Azerbaycan’ın en önemli sorunu olan, uluslararası bir boyut kazanan Dağlık Karabağ sorunu bugüne kadar uluslararası hukuka uygun bir şekilde çözüme kavuşturulamamıştır. Sorunu çözmek için bazı devlet ve kuruluşlar, barış ve uzlaşı süreçlerine katkıda bulunmak amacıyla sürece dâhil olsalar da konuyla ilgili devletlerin Dağlık Karabağ sorununa çözüm üretmekten ziyade, siyasi krizler çıkarmak suretiyle sorunu öteledikleri görülmektedir.
Dünya, Ermenistan'ın uluslararası hukuk tanımaz bir terör devleti olduğunu kabul etmeli, Ermenistan'ın terör politikasının göstergesi olan sivil saldırılara sessiz kalmamalıdır. Ermenistan'ın saldırılarına sessiz kalanlar savaş suçlarına ortak olmaktadırlar.

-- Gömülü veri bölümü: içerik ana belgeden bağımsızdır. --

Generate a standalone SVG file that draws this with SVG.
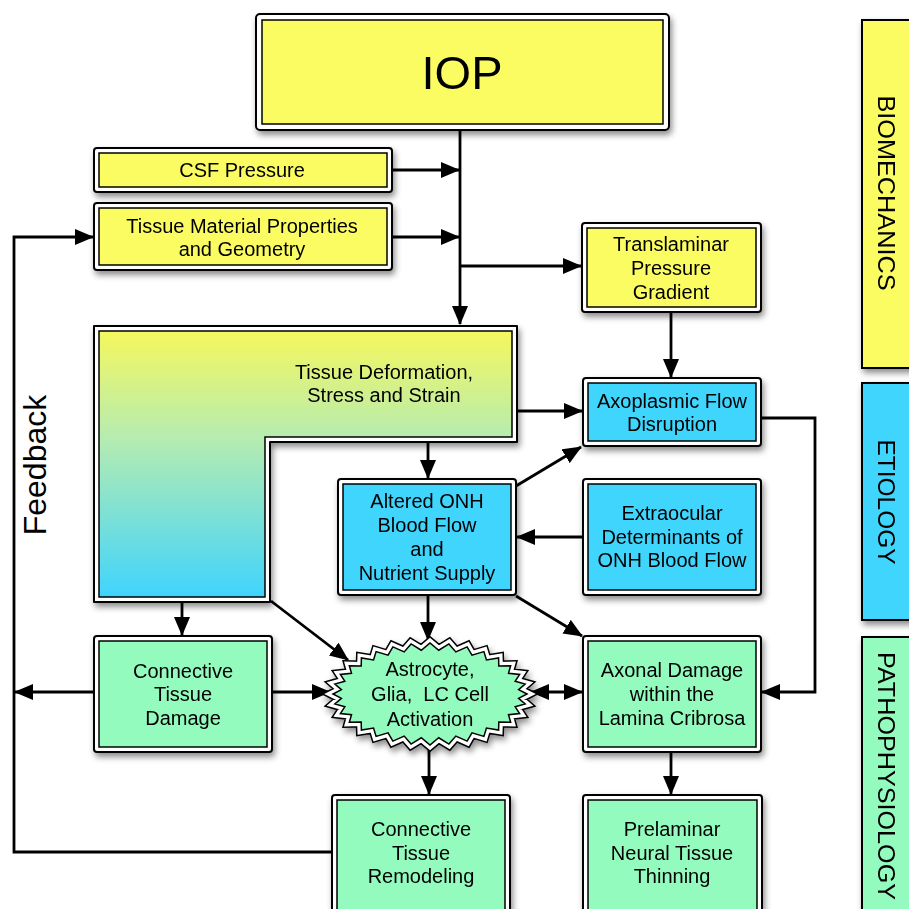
<svg xmlns="http://www.w3.org/2000/svg" width="909" height="909" viewBox="0 0 909 909">
<defs>
  <filter id="sh" x="-10%" y="-10%" width="130%" height="140%">
    <feDropShadow dx="2" dy="4" stdDeviation="3" flood-color="#000" flood-opacity="0.45"/>
  </filter>
  <linearGradient id="gr" x1="0" y1="0" x2="0" y2="1">
    <stop offset="0" stop-color="#f5f75e"/>
    <stop offset="0.4" stop-color="#b6ecb0"/>
    <stop offset="1" stop-color="#40d4fd"/>
  </linearGradient>
  <marker id="ah" markerWidth="19" markerHeight="16" refX="18" refY="8" orient="auto" markerUnits="userSpaceOnUse">
    <path d="M0,0 L19,8 L0,16 Z" fill="#000"/>
  </marker>
  <marker id="as" markerWidth="19" markerHeight="16" refX="1" refY="8" orient="auto" markerUnits="userSpaceOnUse">
    <path d="M19,0 L0,8 L19,16 Z" fill="#000"/>
  </marker>
  <style>
    .o{fill:#fff;stroke:#000;stroke-width:2}
    .y{fill:#fbfb62;stroke:#000;stroke-width:1.5}
    .b{fill:#41d5fd;stroke:#000;stroke-width:1.5}
    .g{fill:#93fbbd;stroke:#000;stroke-width:1.5}
    .t{font-family:"Liberation Sans",Arial,sans-serif;font-size:20px;fill:#000;text-anchor:middle}
    .ca{fill:none;stroke:#000;stroke-width:2.8;marker-end:url(#ah)}
  </style>
</defs>

<g id="connectors">
  <path class="ca" d="M460,130 V324"/>
  <path class="ca" d="M392,170 H459"/>
  <path class="ca" d="M392,237 H459"/>
  <path class="ca" d="M460,266 H581"/>
  <path class="ca" d="M671,312 V377"/>
  <path class="ca" d="M517,411 H582"/>
  <path class="ca" d="M428,442 V478"/>
  <path class="ca" d="M516,486 L581,447"/>
  <path class="ca" d="M583,537 H517"/>
  <path class="ca" d="M761,418 H815 V692 H762"/>
  <path class="ca" d="M182,602 V635"/>
  <path class="ca" d="M271,601 L348,660"/>
  <path class="ca" d="M428,595 V640"/>
  <path class="ca" d="M516,596 L582,636"/>
  <path class="ca" d="M94,692 H15"/>
  <path class="ca" d="M272,692 H330"/>
  <path class="ca" d="M531,692 H582" marker-start="url(#as)"/>
  <path class="ca" d="M429,749 V794"/>
  <path class="ca" d="M671,752 V794"/>
  <path class="ca" d="M333,852 H14 V237 H93"/>
</g>

<g id="iop" filter="url(#sh)">
  <rect class="o" x="256" y="14" width="413" height="116" rx="4"/>
  <rect class="y" x="262" y="20" width="401" height="104"/>
  <text class="t" x="462" y="89" style="font-size:47px">IOP</text>
</g>

<g id="csf" filter="url(#sh)">
  <rect class="o" x="94" y="148" width="298" height="44" rx="3"/>
  <rect class="y" x="99" y="153" width="288" height="34"/>
  <text class="t" x="242" y="177">CSF Pressure</text>
</g>

<g id="tmp" filter="url(#sh)">
  <rect class="o" x="94" y="203" width="298" height="67" rx="3"/>
  <rect class="y" x="99" y="208" width="288" height="57"/>
  <text class="t" x="242" y="233">Tissue Material Properties</text>
  <text class="t" x="242" y="256">and Geometry</text>
</g>

<g id="translaminar" filter="url(#sh)">
  <rect class="o" x="582" y="223" width="179" height="89" rx="3"/>
  <rect class="y" x="587" y="228" width="169" height="79"/>
  <text class="t" x="671" y="251">Translaminar</text>
  <text class="t" x="671" y="275">Pressure</text>
  <text class="t" x="671" y="299">Gradient</text>
</g>

<g id="deformation" filter="url(#sh)">
  <path class="o" d="M94,326 H517 V442 H270 V602 H94 Z" stroke-linejoin="round"/>
  <path d="M99,331 H512 V437 H265 V597 H99 Z" fill="url(#gr)" stroke="#000" stroke-width="1.5"/>
  <text class="t" x="384" y="379">Tissue Deformation,</text>
  <text class="t" x="384" y="402">Stress and Strain</text>
</g>

<g id="axoplasmic" filter="url(#sh)">
  <rect class="o" x="583" y="378" width="178" height="68" rx="3"/>
  <rect class="b" x="588" y="383" width="168" height="58"/>
  <text class="t" x="672" y="408">Axoplasmic Flow</text>
  <text class="t" x="672" y="431">Disruption</text>
</g>

<g id="onh" filter="url(#sh)">
  <rect class="o" x="338" y="479" width="178" height="116" rx="3"/>
  <rect class="b" x="343" y="484" width="168" height="106"/>
  <text class="t" x="427" y="508">Altered ONH</text>
  <text class="t" x="427" y="532">Blood Flow</text>
  <text class="t" x="427" y="556">and</text>
  <text class="t" x="427" y="580">Nutrient Supply</text>
</g>

<g id="extraocular" filter="url(#sh)">
  <rect class="o" x="583" y="479" width="178" height="116" rx="3"/>
  <rect class="b" x="588" y="484" width="168" height="106"/>
  <text class="t" x="672" y="520">Extraocular</text>
  <text class="t" x="672" y="544">Determinants of</text>
  <text class="t" x="672" y="567">ONH Blood Flow</text>
</g>

<g id="ctdamage" filter="url(#sh)">
  <rect class="o" x="94" y="636" width="178" height="116" rx="3"/>
  <rect class="g" x="99" y="641" width="168" height="106"/>
  <text class="t" x="183" y="678">Connective</text>
  <text class="t" x="183" y="701">Tissue</text>
  <text class="t" x="183" y="725">Damage</text>
</g>

<g id="astrocyte" filter="url(#sh)">
  <polygon fill="none" stroke="#000" stroke-width="11" stroke-linejoin="miter" points="527,694 518.57,689.69 525.14,684.05 515.17,681.23 519.62,674.48 508.49,673.26 510.65,665.67 498.8,666.09 498.59,657.94 486.46,659.99 483.89,651.6 471.95,655.2 467.12,646.88 455.83,651.89 448.92,643.98 438.72,650.21 430,643 421.28,650.21 411.08,643.98 404.17,651.89 392.88,646.88 388.05,655.2 376.11,651.6 373.54,659.99 361.41,657.94 361.2,666.09 349.35,665.67 351.51,673.26 340.38,674.48 344.83,681.23 334.86,684.05 341.43,689.69 333,694 341.43,698.31 334.86,703.95 344.83,706.77 340.38,713.52 351.51,714.74 349.35,722.33 361.2,721.91 361.41,730.06 373.54,728.01 376.11,736.4 388.05,732.8 392.88,741.12 404.17,736.11 411.08,744.02 421.28,737.79 430,745 438.72,737.79 448.92,744.02 455.83,736.11 467.12,741.12 471.95,732.8 483.89,736.4 486.46,728.01 498.59,730.06 498.8,721.91 510.65,722.33 508.49,714.74 519.62,713.52 515.17,706.77 525.14,703.95 518.57,698.31"/>
  <polygon fill="none" stroke="#fff" stroke-width="8" stroke-linejoin="miter" points="527,694 518.57,689.69 525.14,684.05 515.17,681.23 519.62,674.48 508.49,673.26 510.65,665.67 498.8,666.09 498.59,657.94 486.46,659.99 483.89,651.6 471.95,655.2 467.12,646.88 455.83,651.89 448.92,643.98 438.72,650.21 430,643 421.28,650.21 411.08,643.98 404.17,651.89 392.88,646.88 388.05,655.2 376.11,651.6 373.54,659.99 361.41,657.94 361.2,666.09 349.35,665.67 351.51,673.26 340.38,674.48 344.83,681.23 334.86,684.05 341.43,689.69 333,694 341.43,698.31 334.86,703.95 344.83,706.77 340.38,713.52 351.51,714.74 349.35,722.33 361.2,721.91 361.41,730.06 373.54,728.01 376.11,736.4 388.05,732.8 392.88,741.12 404.17,736.11 411.08,744.02 421.28,737.79 430,745 438.72,737.79 448.92,744.02 455.83,736.11 467.12,741.12 471.95,732.8 483.89,736.4 486.46,728.01 498.59,730.06 498.8,721.91 510.65,722.33 508.49,714.74 519.62,713.52 515.17,706.77 525.14,703.95 518.57,698.31"/>
  <polygon class="g" stroke-linejoin="miter" points="527,694 518.57,689.69 525.14,684.05 515.17,681.23 519.62,674.48 508.49,673.26 510.65,665.67 498.8,666.09 498.59,657.94 486.46,659.99 483.89,651.6 471.95,655.2 467.12,646.88 455.83,651.89 448.92,643.98 438.72,650.21 430,643 421.28,650.21 411.08,643.98 404.17,651.89 392.88,646.88 388.05,655.2 376.11,651.6 373.54,659.99 361.41,657.94 361.2,666.09 349.35,665.67 351.51,673.26 340.38,674.48 344.83,681.23 334.86,684.05 341.43,689.69 333,694 341.43,698.31 334.86,703.95 344.83,706.77 340.38,713.52 351.51,714.74 349.35,722.33 361.2,721.91 361.41,730.06 373.54,728.01 376.11,736.4 388.05,732.8 392.88,741.12 404.17,736.11 411.08,744.02 421.28,737.79 430,745 438.72,737.79 448.92,744.02 455.83,736.11 467.12,741.12 471.95,732.8 483.89,736.4 486.46,728.01 498.59,730.06 498.8,721.91 510.65,722.33 508.49,714.74 519.62,713.52 515.17,706.77 525.14,703.95 518.57,698.31"/>
  <text class="t" x="430" y="676">Astrocyte,</text>
  <text class="t" x="430" y="701" xml:space="preserve" style="white-space:pre">Glia,  LC Cell</text>
  <text class="t" x="430" y="726">Activation</text>
</g>

<g id="axonal" filter="url(#sh)">
  <rect class="o" x="583" y="636" width="178" height="116" rx="3"/>
  <rect class="g" x="588" y="641" width="168" height="106"/>
  <text class="t" x="672" y="677">Axonal Damage</text>
  <text class="t" x="672" y="701">within the</text>
  <text class="t" x="672" y="725">Lamina Cribrosa</text>
</g>

<g id="ctremodeling" filter="url(#sh)">
  <rect class="o" x="332" y="795" width="178" height="130" rx="3"/>
  <rect class="g" x="337" y="800" width="168" height="120"/>
  <text class="t" x="421" y="836">Connective</text>
  <text class="t" x="421" y="860">Tissue</text>
  <text class="t" x="421" y="883">Remodeling</text>
</g>

<g id="prelaminar" filter="url(#sh)">
  <rect class="o" x="583" y="795" width="179" height="130" rx="3"/>
  <rect class="g" x="588" y="800" width="169" height="120"/>
  <text class="t" x="672" y="836">Prelaminar</text>
  <text class="t" x="672" y="860">Neural Tissue</text>
  <text class="t" x="672" y="883">Thinning</text>
</g>

<g id="feedback">
  <text class="t" transform="translate(46,465) rotate(-90)" style="font-size:32px">Feedback</text>
</g>

<g id="biomechanics" filter="url(#sh)">
  <rect x="862" y="20" width="60" height="348" fill="#fbfb62" stroke="#000" stroke-width="2"/>
  <text class="t" transform="translate(878,193) rotate(90)" style="font-size:24px" textLength="195" lengthAdjust="spacingAndGlyphs">BIOMECHANICS</text>
</g>
<g id="etiology" filter="url(#sh)">
  <rect x="862" y="383" width="60" height="237" fill="#41d5fd" stroke="#000" stroke-width="2"/>
  <text class="t" transform="translate(878,502) rotate(90)" style="font-size:24px" textLength="125" lengthAdjust="spacingAndGlyphs">ETIOLOGY</text>
</g>
<g id="pathophysiology" filter="url(#sh)">
  <rect x="862" y="637" width="60" height="290" fill="#93fbbd" stroke="#000" stroke-width="2"/>
  <text class="t" transform="translate(878,776) rotate(90)" style="font-size:24px" textLength="248" lengthAdjust="spacingAndGlyphs">PATHOPHYSIOLOGY</text>
</g>
</svg>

Ermenistan birçok devlet tarafından haksız olarak korunup savunulsa da Ermenilerin toprak iddialarını ve işgal politikasını şiddetle kınayan devletler de vardır. Ermenistan'ın yaptığı işgale karşı Azerbaycan'a gerçek anlamda destek veren ülkeler arasında aynı ırktan olan ve aynı kökten gelen kardeş devlet Türkiye istisnai bir yere sahiptir. Bağımsızlığının ilk dönemlerinden başlayarak Azerbaycan’ın yanında olan Türkiye, Dağlık Karabağ konusunda Azerbaycan'ın yanında olduğunu her fırsatta dile getirmekte, bu konuda Azerbaycan’ın hakkını savunmaktadır. Uluslararası hukukun ihlali olan ve sivil kayıplara da yol açan Ermenistan’ın saldırısı karşısında Türkiye'nin Azerbaycan'a desteği tamdır ve Türkiye ekonomik, siyasi ve politik anlamda Ermenistan'a sert tepki göstererek Azerbaycan'ın arkasında olduğunu tüm dünyaya göstermektedir.
Başta Türkiye Cumhuriyeti Cumhurbaşkanı Sayın Recep Tayyip Erdoğan ve Türkiye Cumhuriyeti Dışişleri Bakanı Sayın Mevlüt Çavuşoğlu olmak üzere, tarihin her döneminde olduğu gibi bu süreçte de Azerbaycan’ın yanında olan, manevi desteğini hiç bir zaman esirgemeyen kardeş Türkiye’ye teşekkür ederiz. Var olsun sarsılmaz ve ebedi olan Türkiye Azerbaycan dostluğu, kardeşliği!” denildi.